Significantly, the STATES Act stipulates that funds derived from covered marijuana-related activities conducted in compliance with applicable state law “shall not be deemed to be the proceeds of an unlawful transaction” under the federal money laundering statutes, i.e., 18 U.S.C. §§ 1956 and 1957. As a result, the STATES Act would remove many of the obstacles and concerns that currently face financial institutions regarding the provision of services to marijuana-related businesses in states that have legalized such activities.
Unlike the Cole Memos, which merely de-prioritized the federal prosecution of certain marijuana-related activities that comply with applicable state law, the STATES Act would exempt those activities from the scope of the CSA altogether, thereby rendering them legal under federal law. As a result, much of the uncertainty regarding the provision of financial services to MRBs would be eliminated.
Helpful Clarity, but Vigilant Due Diligence and Monitoring Still Required
The STATES Act would be a significant step towards clarifying the legal framework applicable to certain marijuana-related activities. But even assuming the STATES Act is enacted in its current or a similar form, financial institutions would nevertheless have to remain vigilant when contemplating providing services to MRBs, particularly given the state-by-state approach to legalization. Specifically, financial institutions would need to understand the provisions of, and monitor any changes to, relevant state marijuana laws, as well as the scope of the STATES Act’s enumerated exceptions.
Additionally, financial institutions’ customer due diligence processes should be sufficiently robust to assess whether an MRB is operating in compliance with state law. Further, while SARs would no longer be required to be filed on transactions involving proceeds of marijuana-related activity conducted in compliance with applicable state law, financial institutions would be required to closely monitor the activities of those MRBs and file a SAR upon detecting any change in activity that would indicate illegality. Finally, SAR filing obligations will remain unchanged with respect to transactions involving the proceeds of marijuana-related activity conducted in states where such activity is not legal.
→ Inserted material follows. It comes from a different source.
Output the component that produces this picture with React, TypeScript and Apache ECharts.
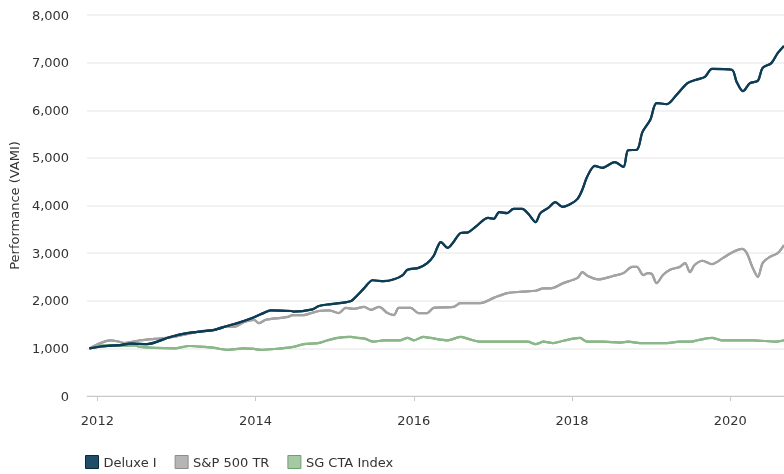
import React, { useEffect, useRef } from "react";
import * as echarts from "echarts";

const seriesNames = ["Deluxe I", "S&P 500 TR", "SG CTA Index"];
const yearTicks = [2012, 2014, 2016, 2018, 2020];

// [decimal year, VAMI]
const deluxe: [number, number][] = [
  [2011.9, 1000], [2012.05, 1040], [2012.29, 1070], [2012.42, 1100], [2012.63, 1090],
  [2012.92, 1240], [2013.13, 1320], [2013.48, 1390], [2013.64, 1470], [2013.77, 1530],
  [2013.93, 1620], [2014.1, 1740], [2014.19, 1800], [2014.45, 1785], [2014.48, 1770],
  [2014.72, 1820], [2014.8, 1890], [2014.95, 1930], [2015.2, 1990], [2015.29, 2120],
  [2015.37, 2260], [2015.48, 2430], [2015.62, 2410], [2015.75, 2450], [2015.86, 2540],
  [2015.92, 2650], [2016.06, 2690], [2016.17, 2790], [2016.25, 2940], [2016.3, 3130],
  [2016.34, 3230], [2016.43, 3110], [2016.5, 3230], [2016.59, 3420], [2016.69, 3440],
  [2016.78, 3550], [2016.94, 3740], [2017.01, 3720], [2017.08, 3860], [2017.18, 3840],
  [2017.26, 3930], [2017.37, 3930], [2017.45, 3820], [2017.54, 3650], [2017.6, 3840],
  [2017.7, 3950], [2017.79, 4070], [2017.88, 3970], [2017.98, 4030], [2018.07, 4140],
  [2018.13, 4330], [2018.19, 4600], [2018.29, 4830], [2018.38, 4790], [2018.54, 4910],
  [2018.65, 4810], [2018.71, 5160], [2018.82, 5170], [2018.89, 5540], [2018.99, 5800],
  [2019.07, 6150], [2019.2, 6130], [2019.32, 6320], [2019.46, 6570], [2019.57, 6640],
  [2019.68, 6700], [2019.77, 6870], [2020.02, 6850], [2020.08, 6600], [2020.16, 6400],
  [2020.25, 6570], [2020.35, 6620], [2020.41, 6890], [2020.52, 6990], [2020.6, 7200],
  [2020.68, 7350],
];

const sp500: [number, number][] = [
  [2011.9, 1000], [2012.04, 1110], [2012.16, 1170], [2012.25, 1150], [2012.34, 1110],
  [2012.42, 1130], [2012.54, 1170], [2012.72, 1200], [2012.88, 1220], [2013.13, 1300],
  [2013.35, 1370], [2013.48, 1390], [2013.6, 1450], [2013.73, 1450], [2013.85, 1550],
  [2013.98, 1600], [2014.04, 1530], [2014.13, 1600], [2014.32, 1640], [2014.41, 1660],
  [2014.47, 1700], [2014.61, 1700], [2014.7, 1740], [2014.82, 1790], [2014.93, 1800],
  [2015.05, 1740], [2015.14, 1850], [2015.24, 1830], [2015.37, 1870], [2015.46, 1810],
  [2015.56, 1870], [2015.67, 1740], [2015.75, 1700], [2015.81, 1850], [2015.96, 1850],
  [2016.06, 1740], [2016.17, 1740], [2016.25, 1850], [2016.5, 1870], [2016.59, 1950],
  [2016.84, 1950], [2017.01, 2060], [2017.18, 2160], [2017.37, 2190], [2017.54, 2210],
  [2017.64, 2260], [2017.73, 2260], [2017.89, 2370], [2018.07, 2480], [2018.13, 2600],
  [2018.2, 2520], [2018.33, 2450], [2018.52, 2520], [2018.65, 2580], [2018.76, 2710],
  [2018.82, 2710], [2018.9, 2540], [2018.96, 2580], [2019.01, 2560], [2019.07, 2370],
  [2019.15, 2540], [2019.24, 2650], [2019.36, 2710], [2019.43, 2790], [2019.49, 2600],
  [2019.55, 2750], [2019.65, 2840], [2019.77, 2770], [2019.91, 2900], [2020.03, 3020],
  [2020.15, 3090], [2020.21, 3000], [2020.28, 2710], [2020.35, 2500], [2020.41, 2790],
  [2020.5, 2920], [2020.6, 3000], [2020.68, 3170],
];

const sgCta: [number, number][] = [
  [2011.9, 1000], [2012.13, 1070], [2012.34, 1050], [2012.47, 1060], [2012.54, 1030],
  [2012.72, 1010], [2012.97, 1000], [2013.17, 1050], [2013.35, 1030], [2013.48, 1010],
  [2013.64, 970], [2013.85, 1000], [2013.98, 990], [2014.06, 970], [2014.32, 1000],
  [2014.48, 1030], [2014.61, 1090], [2014.79, 1110], [2014.91, 1170], [2015.04, 1220],
  [2015.2, 1240], [2015.29, 1220], [2015.39, 1200], [2015.49, 1140], [2015.62, 1170],
  [2015.83, 1170], [2015.92, 1220], [2016.0, 1170], [2016.12, 1240], [2016.21, 1220],
  [2016.43, 1170], [2016.59, 1240], [2016.69, 1200], [2016.84, 1140], [2017.13, 1140],
  [2017.44, 1140], [2017.54, 1090], [2017.64, 1140], [2017.76, 1110], [2017.89, 1160],
  [2018.1, 1220], [2018.19, 1140], [2018.39, 1140], [2018.61, 1120], [2018.71, 1140],
  [2018.86, 1110], [2019.2, 1110], [2019.36, 1140], [2019.49, 1140], [2019.59, 1170],
  [2019.77, 1220], [2019.89, 1170], [2020.28, 1170], [2020.59, 1140], [2020.68, 1170],
];

const colors = ["#0f3d57", "#a3a3a3", "#8ab889"];
const borderColors = ["#0a2a3c", "#8c8c8c", "#6f9f6e"];
const legendFill = ["#1f4f68", "#b5b5b5", "#a6c8a4"];

const FONT = "Verdana, 'DejaVu Sans', sans-serif";

export default function App() {
  const ref = useRef<HTMLDivElement>(null);
  useEffect(() => {
    if (!ref.current) return;
    const chart = echarts.init(ref.current, undefined, { renderer: "svg" });
    const dataSets = [deluxe, sp500, sgCta];
    chart.setOption({
      animation: false,
      textStyle: { fontFamily: FONT },
      grid: { left: 86, right: 0, top: 15, bottom: 78 },
      legend: {
        left: 85,
        bottom: 5,
        padding: 0,
        itemWidth: 13,
        itemHeight: 13,
        itemGap: 18,
        icon: "rect",
        textStyle: { fontFamily: FONT, fontSize: 13, color: "#333" },
        data: seriesNames.map((n, i) => ({
          name: n,
          itemStyle: { color: legendFill[i], borderColor: borderColors[i], borderWidth: 1 },
        })),
      },
      xAxis: {
        type: "value",
        min: 2011.87,
        max: 2020.68,
        splitLine: { show: false },
        axisLine: { lineStyle: { color: "#c8c8c8" } },
        axisTick: { show: true, length: 5, lineStyle: { color: "#c8c8c8" }, customValues: yearTicks },
        axisLabel: {
          customValues: yearTicks,
          formatter: (v: number) => String(Math.round(v)),
          fontFamily: FONT,
          fontSize: 13,
          color: "#333",
          margin: 18,
        },
      },
      yAxis: {
        type: "value",
        min: 0,
        max: 8000,
        interval: 1000,
        name: "Performance (VAMI)",
        nameLocation: "middle",
        nameGap: 60,
        nameTextStyle: { fontFamily: FONT, fontSize: 13, color: "#333" },
        axisLine: { show: false },
        axisTick: { show: false },
        splitLine: { lineStyle: { color: "#eeeeee", width: 1.5 } },
        axisLabel: {
          fontFamily: FONT,
          fontSize: 13,
          color: "#333",
          margin: 18,
          formatter: (v: number) => v.toLocaleString("en-US"),
        },
      },
      series: seriesNames.map((n, i) => ({
        name: n,
        type: "line",
        data: dataSets[i],
        showSymbol: false,
        smooth: 0.3,
        color: legendFill[i],
        z: 3 - i,
        lineStyle: {
          color: colors[i],
          width: 2.2,
          shadowColor: borderColors[i],
          shadowBlur: 1.5,
        },
      })),
    });
    return () => chart.dispose();
  }, []);
  return (
    <div
      ref={ref}
      style={{ position: "fixed", left: 0, top: 0, width: 784, height: 474 }}
    />
  );
}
If the STATES Act or similar legislation is passed, state law will have an important role beyond whether marijuana is legal in a particular jurisdiction. For example, state chartered institutions considering whether to do business with MRBs would have to assess any applicable state banking law and regulation. State money laundering law and enforcement would have to be analyzed as well.
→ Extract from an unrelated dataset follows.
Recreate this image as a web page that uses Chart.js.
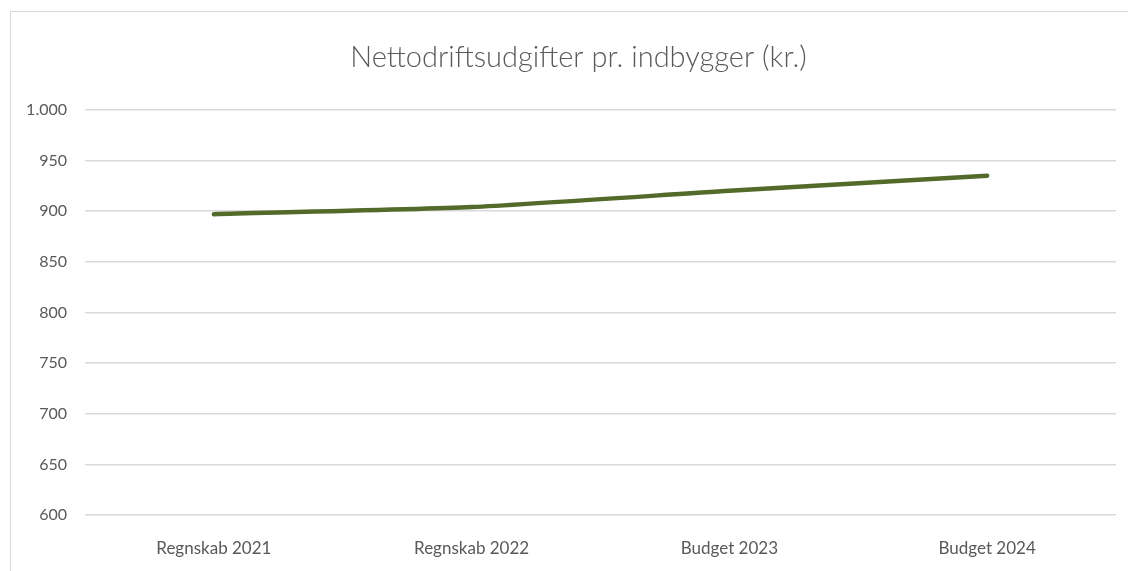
<!DOCTYPE html>
<html>
<head>
<meta charset="utf-8">
<script src="https://cdn.jsdelivr.net/npm/chart.js@4"></script>
<style>
  html, body { margin: 0; padding: 0; background: #ffffff; overflow: hidden; }
  #wrap { position: relative; width: 1128px; height: 571px; }
  #frame { position: absolute; left: 10px; top: 11px; width: 1200px; height: 700px; border: 1px solid #d9d9d9; box-sizing: border-box; }
  canvas { position: absolute; left: 0; top: 0; }
</style>
</head>
<body>
<div id="wrap">
  <div id="frame"></div>
  <canvas id="c" width="1128" height="571"></canvas>
</div>
<script>
const chartTitle = "Nettodriftsudgifter pr. indbygger (kr.)";
const categories = ["Regnskab 2021", "Regnskab 2022", "Budget 2023", "Budget 2024"];
const values = [897, 904, 920, 935];
const yMin = 600;
const yMax = 1000;
const yStep = 50;

function fmtDa(v) {
  return String(Math.round(v)).replace(/\B(?=(\d{3})+(?!\d))/g, ".");
}

// let the y tick labels extend left of the (narrow) y scale box without being clipped
const unclipYLabels = {
  id: "unclipYLabels",
  beforeDraw(chart) {
    const s = chart.scales.y;
    if (s) s._computeLabelArea = () => undefined;
  }
};

new Chart(document.getElementById("c"), {
  type: "line",
  data: {
    labels: categories,
    datasets: [{
      data: values,
      borderColor: "#536A2B",
      borderWidth: 4.5,
      borderCapStyle: "round",
      borderJoinStyle: "round",
      pointRadius: 0,
      tension: 0.2,
      fill: false
    }]
  },
  options: {
    responsive: false,
    animation: false,
    layout: { padding: { left: 41, right: 12, top: 0, bottom: 0 } },
    plugins: {
      legend: { display: false },
      tooltip: { enabled: false },
      title: {
        display: true,
        text: chartTitle,
        color: "#595959",
        font: { family: "Lato", size: 29, weight: "300" },
        padding: { top: 40, bottom: 35 }
      }
    },
    scales: {
      x: {
        offset: true,
        grid: { display: false, drawTicks: false },
        border: { display: false },
        afterFit: (scale) => { scale.height = 56; },
        ticks: {
          color: "#595959",
          font: { family: "Lato", size: 17 },
          padding: 23,
          maxRotation: 0
        }
      },
      y: {
        min: yMin,
        max: yMax,
        grid: { color: "#d9d9d9", lineWidth: 1.5, drawTicks: false },
        border: { display: false },
        afterFit: (scale) => { scale.width = 44; },
        ticks: {
          stepSize: yStep,
          color: "#595959",
          font: { family: "Lato", size: 16 },
          padding: 18,
          callback: (v) => fmtDa(v)
        }
      }
    }
  },
  plugins: [unclipYLabels]
});
</script>
</body>
</html>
Accordingly, even if the STATES Act is enacted, financial institutions should continue to thoughtfully approach the provision of services to MRBs with care regarding the assessment and management of related risks.
 The bill also covers activities that have been decriminalized by a federally-recognized Indian tribe, but only if the tribe’s jurisdiction is located within a state that has also decriminalized such activities.
 For example, the general exemption from the CSA would not apply to anyone who employs or hires a minor to engage in marijuana-related activities.